→ Given data
____________

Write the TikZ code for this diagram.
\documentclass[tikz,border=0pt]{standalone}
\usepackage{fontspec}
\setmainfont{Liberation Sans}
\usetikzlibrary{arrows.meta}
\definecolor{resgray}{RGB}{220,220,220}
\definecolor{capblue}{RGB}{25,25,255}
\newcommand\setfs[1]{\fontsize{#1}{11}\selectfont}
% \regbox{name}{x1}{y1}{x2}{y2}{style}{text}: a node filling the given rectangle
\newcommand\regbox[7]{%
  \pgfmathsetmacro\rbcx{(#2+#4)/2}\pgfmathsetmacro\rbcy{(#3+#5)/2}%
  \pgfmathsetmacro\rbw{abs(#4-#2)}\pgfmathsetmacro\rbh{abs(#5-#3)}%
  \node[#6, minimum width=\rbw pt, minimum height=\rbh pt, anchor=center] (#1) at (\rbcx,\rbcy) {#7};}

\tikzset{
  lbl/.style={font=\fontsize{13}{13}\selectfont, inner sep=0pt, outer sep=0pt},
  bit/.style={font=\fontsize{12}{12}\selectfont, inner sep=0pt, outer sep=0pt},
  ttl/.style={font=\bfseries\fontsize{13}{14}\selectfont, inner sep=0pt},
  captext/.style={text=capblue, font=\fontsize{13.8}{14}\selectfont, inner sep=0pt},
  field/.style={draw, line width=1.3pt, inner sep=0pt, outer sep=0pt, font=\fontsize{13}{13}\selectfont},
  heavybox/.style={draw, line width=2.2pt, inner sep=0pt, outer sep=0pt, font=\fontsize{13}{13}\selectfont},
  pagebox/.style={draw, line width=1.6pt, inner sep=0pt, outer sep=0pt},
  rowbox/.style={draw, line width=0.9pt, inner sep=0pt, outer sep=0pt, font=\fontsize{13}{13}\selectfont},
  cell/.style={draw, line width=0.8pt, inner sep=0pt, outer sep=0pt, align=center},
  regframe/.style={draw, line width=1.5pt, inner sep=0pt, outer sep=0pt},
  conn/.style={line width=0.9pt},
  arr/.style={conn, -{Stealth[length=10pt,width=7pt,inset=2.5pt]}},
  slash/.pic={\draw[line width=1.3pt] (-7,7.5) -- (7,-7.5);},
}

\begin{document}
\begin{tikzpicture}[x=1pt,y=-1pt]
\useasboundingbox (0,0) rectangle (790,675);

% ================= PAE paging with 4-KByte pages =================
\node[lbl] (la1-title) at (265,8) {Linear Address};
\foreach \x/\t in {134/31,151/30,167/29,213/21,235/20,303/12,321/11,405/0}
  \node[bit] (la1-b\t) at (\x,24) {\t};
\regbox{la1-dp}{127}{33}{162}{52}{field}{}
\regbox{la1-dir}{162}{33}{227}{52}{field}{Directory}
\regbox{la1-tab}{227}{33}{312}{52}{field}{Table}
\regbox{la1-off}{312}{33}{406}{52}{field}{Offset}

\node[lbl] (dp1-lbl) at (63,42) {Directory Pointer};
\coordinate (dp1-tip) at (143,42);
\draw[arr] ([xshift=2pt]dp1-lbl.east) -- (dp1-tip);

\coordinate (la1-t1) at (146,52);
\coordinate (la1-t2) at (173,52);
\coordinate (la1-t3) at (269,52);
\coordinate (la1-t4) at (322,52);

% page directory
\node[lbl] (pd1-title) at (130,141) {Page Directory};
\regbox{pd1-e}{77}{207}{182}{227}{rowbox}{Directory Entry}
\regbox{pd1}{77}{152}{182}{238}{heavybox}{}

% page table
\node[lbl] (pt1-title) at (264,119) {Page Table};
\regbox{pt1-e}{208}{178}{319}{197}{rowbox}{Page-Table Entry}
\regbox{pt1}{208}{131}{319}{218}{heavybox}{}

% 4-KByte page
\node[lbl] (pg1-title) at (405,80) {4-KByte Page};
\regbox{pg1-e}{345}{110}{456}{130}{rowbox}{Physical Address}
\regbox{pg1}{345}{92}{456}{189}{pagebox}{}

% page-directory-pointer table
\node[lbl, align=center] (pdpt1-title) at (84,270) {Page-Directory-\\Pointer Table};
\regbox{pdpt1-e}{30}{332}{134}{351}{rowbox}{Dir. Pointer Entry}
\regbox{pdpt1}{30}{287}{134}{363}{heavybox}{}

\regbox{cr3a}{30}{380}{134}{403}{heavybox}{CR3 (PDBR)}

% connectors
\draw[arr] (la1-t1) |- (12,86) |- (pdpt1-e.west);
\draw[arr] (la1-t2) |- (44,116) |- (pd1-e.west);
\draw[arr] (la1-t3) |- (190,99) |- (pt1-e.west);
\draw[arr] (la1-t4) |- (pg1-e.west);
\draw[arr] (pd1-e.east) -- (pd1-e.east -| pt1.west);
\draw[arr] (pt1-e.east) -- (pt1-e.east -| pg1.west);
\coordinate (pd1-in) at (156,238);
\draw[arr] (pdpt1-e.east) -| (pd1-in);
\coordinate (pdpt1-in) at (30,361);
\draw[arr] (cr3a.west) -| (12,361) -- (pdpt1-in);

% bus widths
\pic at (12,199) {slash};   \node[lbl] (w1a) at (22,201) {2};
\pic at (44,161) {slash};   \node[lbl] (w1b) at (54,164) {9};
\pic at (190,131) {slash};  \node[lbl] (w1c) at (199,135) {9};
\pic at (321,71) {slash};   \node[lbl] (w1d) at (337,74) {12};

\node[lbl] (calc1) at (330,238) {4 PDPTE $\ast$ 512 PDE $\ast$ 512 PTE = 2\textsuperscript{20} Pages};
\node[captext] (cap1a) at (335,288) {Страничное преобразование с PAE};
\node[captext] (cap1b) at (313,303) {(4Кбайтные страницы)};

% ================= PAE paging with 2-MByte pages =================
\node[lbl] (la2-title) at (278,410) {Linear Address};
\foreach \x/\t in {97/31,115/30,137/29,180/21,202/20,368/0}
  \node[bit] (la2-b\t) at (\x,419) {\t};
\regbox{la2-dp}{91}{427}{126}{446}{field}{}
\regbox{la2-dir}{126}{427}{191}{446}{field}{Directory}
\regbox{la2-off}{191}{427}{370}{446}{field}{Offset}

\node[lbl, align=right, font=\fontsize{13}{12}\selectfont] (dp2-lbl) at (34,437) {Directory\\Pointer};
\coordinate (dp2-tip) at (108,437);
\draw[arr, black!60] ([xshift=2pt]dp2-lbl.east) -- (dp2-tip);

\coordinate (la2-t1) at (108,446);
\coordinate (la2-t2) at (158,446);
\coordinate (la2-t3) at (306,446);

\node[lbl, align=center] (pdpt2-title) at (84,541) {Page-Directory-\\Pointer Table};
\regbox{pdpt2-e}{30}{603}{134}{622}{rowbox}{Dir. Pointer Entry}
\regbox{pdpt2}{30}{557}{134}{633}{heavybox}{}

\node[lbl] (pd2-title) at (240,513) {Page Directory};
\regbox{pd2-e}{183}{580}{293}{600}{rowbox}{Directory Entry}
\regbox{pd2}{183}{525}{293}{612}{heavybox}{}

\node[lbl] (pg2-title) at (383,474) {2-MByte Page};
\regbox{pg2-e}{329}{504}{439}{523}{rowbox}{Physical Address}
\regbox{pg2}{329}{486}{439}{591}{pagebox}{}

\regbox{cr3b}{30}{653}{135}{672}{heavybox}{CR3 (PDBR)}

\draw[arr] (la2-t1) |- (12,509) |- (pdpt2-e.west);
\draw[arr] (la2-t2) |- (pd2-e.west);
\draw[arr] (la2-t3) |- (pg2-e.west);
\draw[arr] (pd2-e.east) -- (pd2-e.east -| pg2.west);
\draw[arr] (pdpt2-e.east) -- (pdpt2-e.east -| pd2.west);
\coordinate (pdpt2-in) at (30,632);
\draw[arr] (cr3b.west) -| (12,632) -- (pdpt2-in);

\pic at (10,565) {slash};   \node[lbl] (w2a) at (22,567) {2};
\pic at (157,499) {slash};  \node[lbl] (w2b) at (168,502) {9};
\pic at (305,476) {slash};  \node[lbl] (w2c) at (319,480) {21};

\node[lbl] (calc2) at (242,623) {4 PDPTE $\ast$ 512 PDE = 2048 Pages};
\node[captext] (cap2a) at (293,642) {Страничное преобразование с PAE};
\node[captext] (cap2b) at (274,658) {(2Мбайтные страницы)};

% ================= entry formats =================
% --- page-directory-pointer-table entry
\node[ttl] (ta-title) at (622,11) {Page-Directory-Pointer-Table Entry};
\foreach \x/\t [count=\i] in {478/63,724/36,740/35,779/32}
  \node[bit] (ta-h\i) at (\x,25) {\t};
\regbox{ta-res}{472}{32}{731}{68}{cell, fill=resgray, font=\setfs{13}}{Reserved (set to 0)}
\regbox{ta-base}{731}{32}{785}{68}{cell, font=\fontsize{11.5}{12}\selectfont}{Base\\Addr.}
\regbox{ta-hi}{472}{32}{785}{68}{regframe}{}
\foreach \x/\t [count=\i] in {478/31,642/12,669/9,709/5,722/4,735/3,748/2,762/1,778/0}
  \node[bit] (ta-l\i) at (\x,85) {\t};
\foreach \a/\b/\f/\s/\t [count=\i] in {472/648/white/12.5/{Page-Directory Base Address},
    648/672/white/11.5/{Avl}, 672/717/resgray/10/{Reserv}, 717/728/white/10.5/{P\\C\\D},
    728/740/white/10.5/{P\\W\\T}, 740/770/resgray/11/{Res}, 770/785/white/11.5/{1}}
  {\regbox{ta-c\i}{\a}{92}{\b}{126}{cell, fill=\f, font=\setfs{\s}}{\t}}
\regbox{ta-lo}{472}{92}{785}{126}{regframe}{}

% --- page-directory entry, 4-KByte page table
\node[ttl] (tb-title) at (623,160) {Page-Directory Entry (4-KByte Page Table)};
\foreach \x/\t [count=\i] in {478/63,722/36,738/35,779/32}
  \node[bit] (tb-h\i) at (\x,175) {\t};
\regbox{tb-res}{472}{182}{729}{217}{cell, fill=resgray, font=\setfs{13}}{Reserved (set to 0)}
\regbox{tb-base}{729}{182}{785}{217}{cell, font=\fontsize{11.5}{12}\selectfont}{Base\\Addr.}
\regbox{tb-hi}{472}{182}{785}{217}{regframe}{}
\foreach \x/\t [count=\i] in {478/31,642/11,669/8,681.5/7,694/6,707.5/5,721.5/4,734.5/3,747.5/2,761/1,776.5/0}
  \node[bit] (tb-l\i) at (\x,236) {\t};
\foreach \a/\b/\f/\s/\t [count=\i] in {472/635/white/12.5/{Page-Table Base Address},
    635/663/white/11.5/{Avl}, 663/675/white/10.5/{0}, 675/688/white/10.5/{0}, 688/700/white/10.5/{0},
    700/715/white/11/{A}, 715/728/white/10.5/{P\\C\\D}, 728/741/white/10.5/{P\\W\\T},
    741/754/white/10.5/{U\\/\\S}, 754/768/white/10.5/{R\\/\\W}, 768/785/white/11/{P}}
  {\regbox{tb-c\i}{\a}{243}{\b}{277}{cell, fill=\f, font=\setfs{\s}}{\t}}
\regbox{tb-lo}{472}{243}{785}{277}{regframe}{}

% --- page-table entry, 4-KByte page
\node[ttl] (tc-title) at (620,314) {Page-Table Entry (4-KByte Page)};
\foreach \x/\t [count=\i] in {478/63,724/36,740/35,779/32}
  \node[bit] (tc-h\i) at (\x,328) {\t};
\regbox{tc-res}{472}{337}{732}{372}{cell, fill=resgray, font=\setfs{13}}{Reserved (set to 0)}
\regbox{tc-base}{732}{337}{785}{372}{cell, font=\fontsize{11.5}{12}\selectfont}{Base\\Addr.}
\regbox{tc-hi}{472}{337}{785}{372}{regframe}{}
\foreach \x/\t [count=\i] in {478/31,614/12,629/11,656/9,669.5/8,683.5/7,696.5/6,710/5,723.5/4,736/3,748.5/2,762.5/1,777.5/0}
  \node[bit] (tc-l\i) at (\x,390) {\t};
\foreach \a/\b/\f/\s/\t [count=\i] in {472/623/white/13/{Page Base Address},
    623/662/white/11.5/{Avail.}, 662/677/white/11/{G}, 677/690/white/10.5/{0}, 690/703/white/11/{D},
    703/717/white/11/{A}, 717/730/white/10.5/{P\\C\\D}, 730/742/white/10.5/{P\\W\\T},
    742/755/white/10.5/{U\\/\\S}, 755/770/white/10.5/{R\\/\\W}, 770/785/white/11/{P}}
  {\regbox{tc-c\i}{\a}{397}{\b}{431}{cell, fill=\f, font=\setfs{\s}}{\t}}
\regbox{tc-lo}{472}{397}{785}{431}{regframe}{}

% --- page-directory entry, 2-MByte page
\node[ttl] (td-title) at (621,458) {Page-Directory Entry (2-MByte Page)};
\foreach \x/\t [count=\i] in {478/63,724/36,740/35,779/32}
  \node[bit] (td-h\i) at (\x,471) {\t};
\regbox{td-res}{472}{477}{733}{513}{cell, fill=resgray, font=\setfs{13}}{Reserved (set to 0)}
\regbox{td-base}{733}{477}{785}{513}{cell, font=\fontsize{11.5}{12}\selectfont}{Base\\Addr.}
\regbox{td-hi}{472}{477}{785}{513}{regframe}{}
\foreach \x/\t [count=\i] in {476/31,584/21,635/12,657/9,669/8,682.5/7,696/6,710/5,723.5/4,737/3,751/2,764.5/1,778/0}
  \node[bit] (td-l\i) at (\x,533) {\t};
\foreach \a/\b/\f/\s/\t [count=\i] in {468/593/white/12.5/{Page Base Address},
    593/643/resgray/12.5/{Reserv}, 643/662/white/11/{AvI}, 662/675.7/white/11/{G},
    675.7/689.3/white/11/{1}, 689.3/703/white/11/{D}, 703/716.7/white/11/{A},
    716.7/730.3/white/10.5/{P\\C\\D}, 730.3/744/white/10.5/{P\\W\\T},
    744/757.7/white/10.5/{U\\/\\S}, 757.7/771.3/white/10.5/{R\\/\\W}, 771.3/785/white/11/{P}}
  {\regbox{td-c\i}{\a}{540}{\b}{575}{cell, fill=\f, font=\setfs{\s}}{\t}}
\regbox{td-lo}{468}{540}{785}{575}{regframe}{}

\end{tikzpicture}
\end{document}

____________

→ Stated goal
Look at the material above and copy, word for word, its lines from the first through the one containing "width=\rbw pt, minimum".

→ Task answer
Write the TikZ code for this diagram.
\documentclass[tikz,border=0pt]{standalone}
\usepackage{fontspec}
\setmainfont{Liberation Sans}
\usetikzlibrary{arrows.meta}
\definecolor{resgray}{RGB}{220,220,220}
\definecolor{capblue}{RGB}{25,25,255}
\newcommand\setfs[1]{\fontsize{#1}{11}\selectfont}
% \regbox{name}{x1}{y1}{x2}{y2}{style}{text}: a node filling the given rectangle
\newcommand\regbox[7]{%
  \pgfmathsetmacro\rbcx{(#2+#4)/2}\pgfmathsetmacro\rbcy{(#3+#5)/2}%
  \pgfmathsetmacro\rbw{abs(#4-#2)}\pgfmathsetmacro\rbh{abs(#5-#3)}%
  \node[#6, minimum width=\rbw pt, minimum height=\rbh pt, anchor=center] (#1) at (\rbcx,\rbcy) {#7};}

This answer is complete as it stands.